EXERCISE INSTRUCTIONS - Transcribe the lines below verbatim, skipping the images.
# START OF DATA LINES
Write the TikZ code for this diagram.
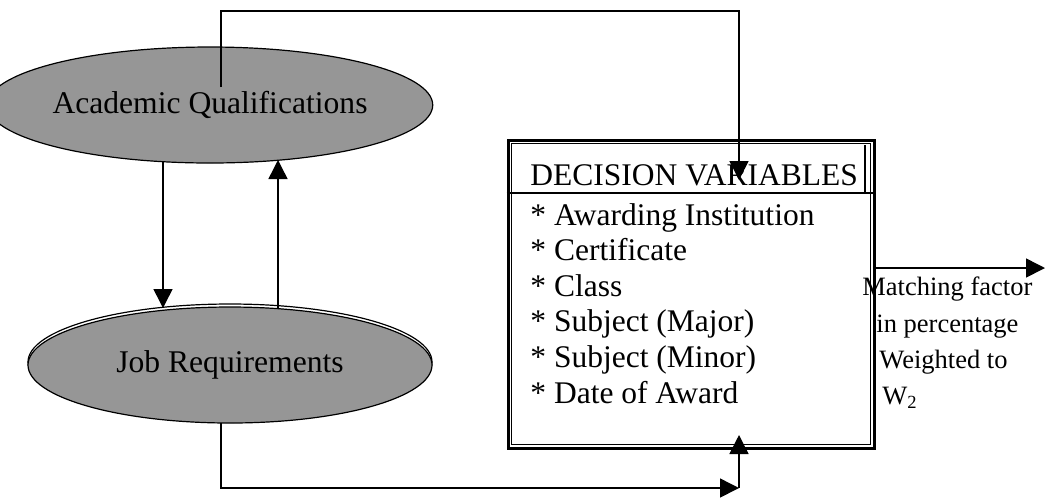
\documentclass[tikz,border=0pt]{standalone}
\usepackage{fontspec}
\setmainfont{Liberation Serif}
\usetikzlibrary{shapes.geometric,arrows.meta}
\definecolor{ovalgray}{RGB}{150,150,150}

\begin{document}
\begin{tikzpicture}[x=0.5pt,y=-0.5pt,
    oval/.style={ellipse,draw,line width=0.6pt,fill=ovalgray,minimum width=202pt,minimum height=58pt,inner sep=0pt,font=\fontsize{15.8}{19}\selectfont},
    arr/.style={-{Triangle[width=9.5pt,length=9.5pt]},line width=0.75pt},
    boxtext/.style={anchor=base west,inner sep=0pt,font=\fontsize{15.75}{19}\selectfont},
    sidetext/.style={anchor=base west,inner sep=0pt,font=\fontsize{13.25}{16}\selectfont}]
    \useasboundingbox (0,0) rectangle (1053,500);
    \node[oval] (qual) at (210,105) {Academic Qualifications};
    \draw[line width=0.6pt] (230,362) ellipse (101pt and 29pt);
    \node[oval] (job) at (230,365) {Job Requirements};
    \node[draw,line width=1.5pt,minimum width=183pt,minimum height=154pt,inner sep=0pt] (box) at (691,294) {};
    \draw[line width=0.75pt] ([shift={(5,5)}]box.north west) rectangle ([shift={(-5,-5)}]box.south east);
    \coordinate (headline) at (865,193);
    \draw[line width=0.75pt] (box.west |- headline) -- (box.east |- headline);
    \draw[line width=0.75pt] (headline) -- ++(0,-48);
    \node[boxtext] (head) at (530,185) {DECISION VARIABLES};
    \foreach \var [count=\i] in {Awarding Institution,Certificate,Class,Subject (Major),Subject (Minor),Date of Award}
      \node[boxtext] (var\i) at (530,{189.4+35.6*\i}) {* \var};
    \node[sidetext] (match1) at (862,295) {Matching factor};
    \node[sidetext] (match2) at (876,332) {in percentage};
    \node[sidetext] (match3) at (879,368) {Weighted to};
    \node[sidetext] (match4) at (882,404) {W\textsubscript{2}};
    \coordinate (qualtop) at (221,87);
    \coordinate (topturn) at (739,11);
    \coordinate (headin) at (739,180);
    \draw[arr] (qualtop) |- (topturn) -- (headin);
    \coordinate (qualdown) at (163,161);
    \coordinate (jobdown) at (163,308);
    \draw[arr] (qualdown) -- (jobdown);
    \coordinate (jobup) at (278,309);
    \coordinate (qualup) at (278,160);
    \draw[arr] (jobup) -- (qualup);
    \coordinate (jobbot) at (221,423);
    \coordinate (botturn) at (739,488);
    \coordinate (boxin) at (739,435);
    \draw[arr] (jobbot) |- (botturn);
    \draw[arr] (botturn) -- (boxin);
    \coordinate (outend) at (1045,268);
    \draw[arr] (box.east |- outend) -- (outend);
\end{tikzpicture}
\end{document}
# END OF DATA LINES
ANSWER TO THE EXERCISE -
Write the TikZ code for this diagram.
\documentclass[tikz,border=0pt]{standalone}
\usepackage{fontspec}
\setmainfont{Liberation Serif}
\usetikzlibrary{shapes.geometric,arrows.meta}
\definecolor{ovalgray}{RGB}{150,150,150}

\begin{document}
\begin{tikzpicture}[x=0.5pt,y=-0.5pt,
    oval/.style={ellipse,draw,line width=0.6pt,fill=ovalgray,minimum width=202pt,minimum height=58pt,inner sep=0pt,font=\fontsize{15.8}{19}\selectfont},
    arr/.style={-{Triangle[width=9.5pt,length=9.5pt]},line width=0.75pt},
    boxtext/.style={anchor=base west,inner sep=0pt,font=\fontsize{15.75}{19}\selectfont},
    sidetext/.style={anchor=base west,inner sep=0pt,font=\fontsize{13.25}{16}\selectfont}]
    \useasboundingbox (0,0) rectangle (1053,500);
    \node[oval] (qual) at (210,105) {Academic Qualifications};
    \draw[line width=0.6pt] (230,362) ellipse (101pt and 29pt);
    \node[oval] (job) at (230,365) {Job Requirements};
    \node[draw,line width=1.5pt,minimum width=183pt,minimum height=154pt,inner sep=0pt] (box) at (691,294) {};
    \draw[line width=0.75pt] ([shift={(5,5)}]box.north west) rectangle ([shift={(-5,-5)}]box.south east);
    \coordinate (headline) at (865,193);
    \draw[line width=0.75pt] (box.west |- headline) -- (box.east |- headline);
    \draw[line width=0.75pt] (headline) -- ++(0,-48);
    \node[boxtext] (head) at (530,185) {DECISION VARIABLES};
    \foreach \var [count=\i] in {Awarding Institution,Certificate,Class,Subject (Major),Subject (Minor),Date of Award}
      \node[boxtext] (var\i) at (530,{189.4+35.6*\i}) {* \var};
    \node[sidetext] (match1) at (862,295) {Matching factor};
    \node[sidetext] (match2) at (876,332) {in percentage};
    \node[sidetext] (match3) at (879,368) {Weighted to};
    \node[sidetext] (match4) at (882,404) {W\textsubscript{2}};
    \coordinate (qualtop) at (221,87);
    \coordinate (topturn) at (739,11);
    \coordinate (headin) at (739,180);
    \draw[arr] (qualtop) |- (topturn) -- (headin);
    \coordinate (qualdown) at (163,161);
    \coordinate (jobdown) at (163,308);
    \draw[arr] (qualdown) -- (jobdown);
    \coordinate (jobup) at (278,309);
    \coordinate (qualup) at (278,160);
    \draw[arr] (jobup) -- (qualup);
    \coordinate (jobbot) at (221,423);
    \coordinate (botturn) at (739,488);
    \coordinate (boxin) at (739,435);
    \draw[arr] (jobbot) |- (botturn);
    \draw[arr] (botturn) -- (boxin);
    \coordinate (outend) at (1045,268);
    \draw[arr] (box.east |- outend) -- (outend);
\end{tikzpicture}
\end{document}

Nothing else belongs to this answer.